Почему-то мне кажется, что он и “пошел” за всех “дите”, взвалив на свои плечи “ставрогинский грех”, — ибо наши современники не первые, кто не находит в растлении “взрослых” ничего ужасного, а он хотел вновь поразить ужасом сердца.
И как же нелепо выглядит в таком свете любая попытка реабилитации “ставрогинского греха”, любая попытка реабилитации сладострастия.
[1] Цит. по кн.: Митрополит Антоний Сурожский. Жизнь. Болезнь. Смерть. М., 1995, стр. 95.
[2] Поволоцкая О. Я. “Жених”: сюжет, композиция, смысл. “Московский пушкинист”. V. Ежегодн. сборник.
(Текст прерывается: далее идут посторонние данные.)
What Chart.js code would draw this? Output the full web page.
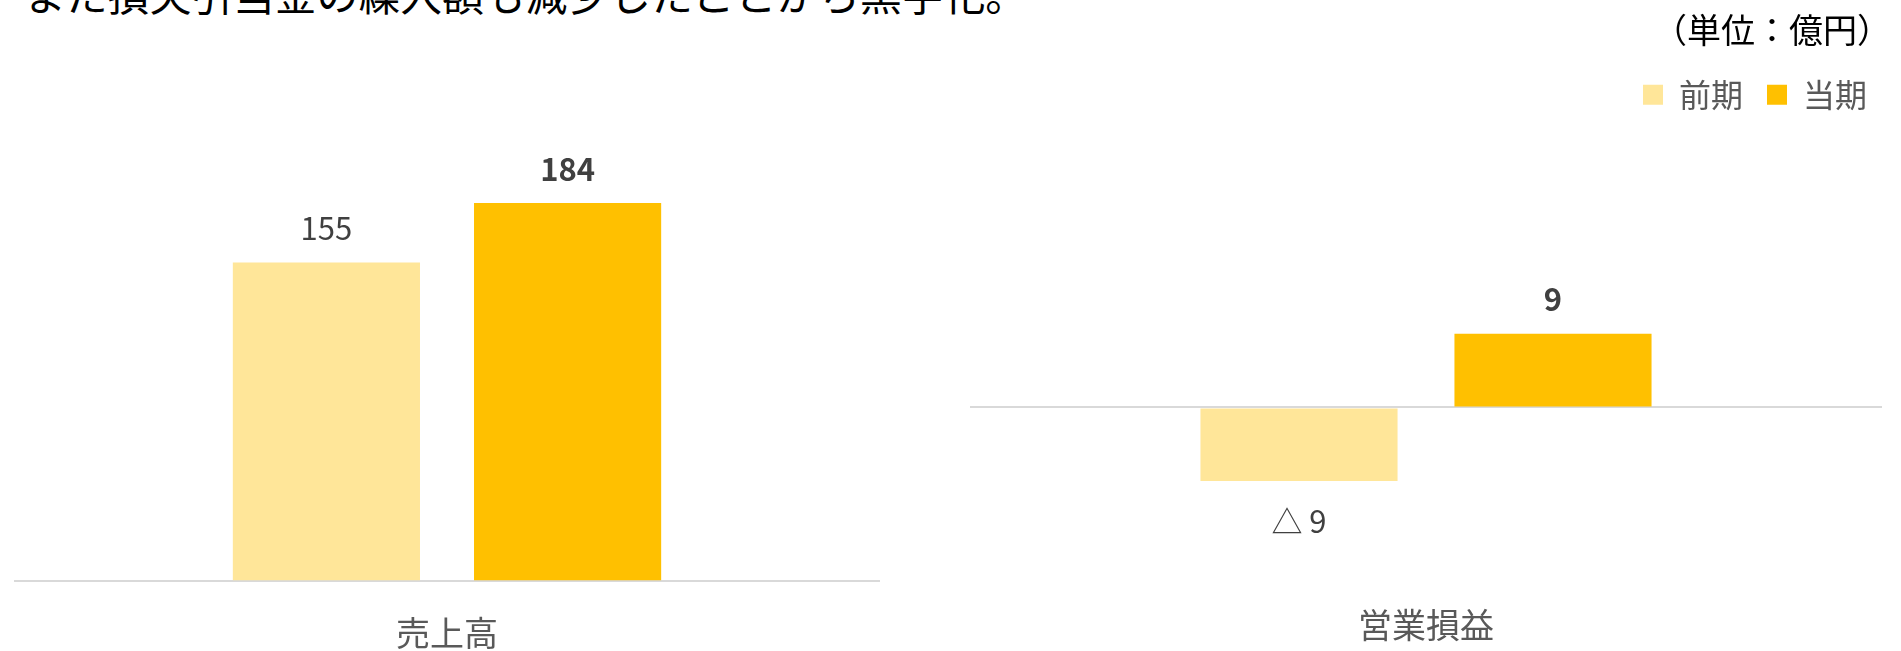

М, 1998, стр.9.
[3] Поволоцкая О. Я. “Жених”: сюжет, композиция, смысл, стр. 9 — 11.
[4] Достоевский Ф. М. Полн. собр. соч. в 30-ти томах. Л., 1972 — 1990. (Том и страница указываются в тексте после цитаты.)
[5] “Иностранная литература”, 1999, № 1.
[6] Там же, стр. 108 — 109.
[7] Суслова Аполлинария. Годы близости с Достоевским. Репринт. М., 1991, стр. 15 — 16.
[8] Там же, стр. 175.
[9] Там же, стр. 14.
[10] Там же, стр. 170. (Цит. по черновику с грамматическими исправлениями.)
[11] Суслова Аполлинария. Годы близости с Достоевским, стр. 130.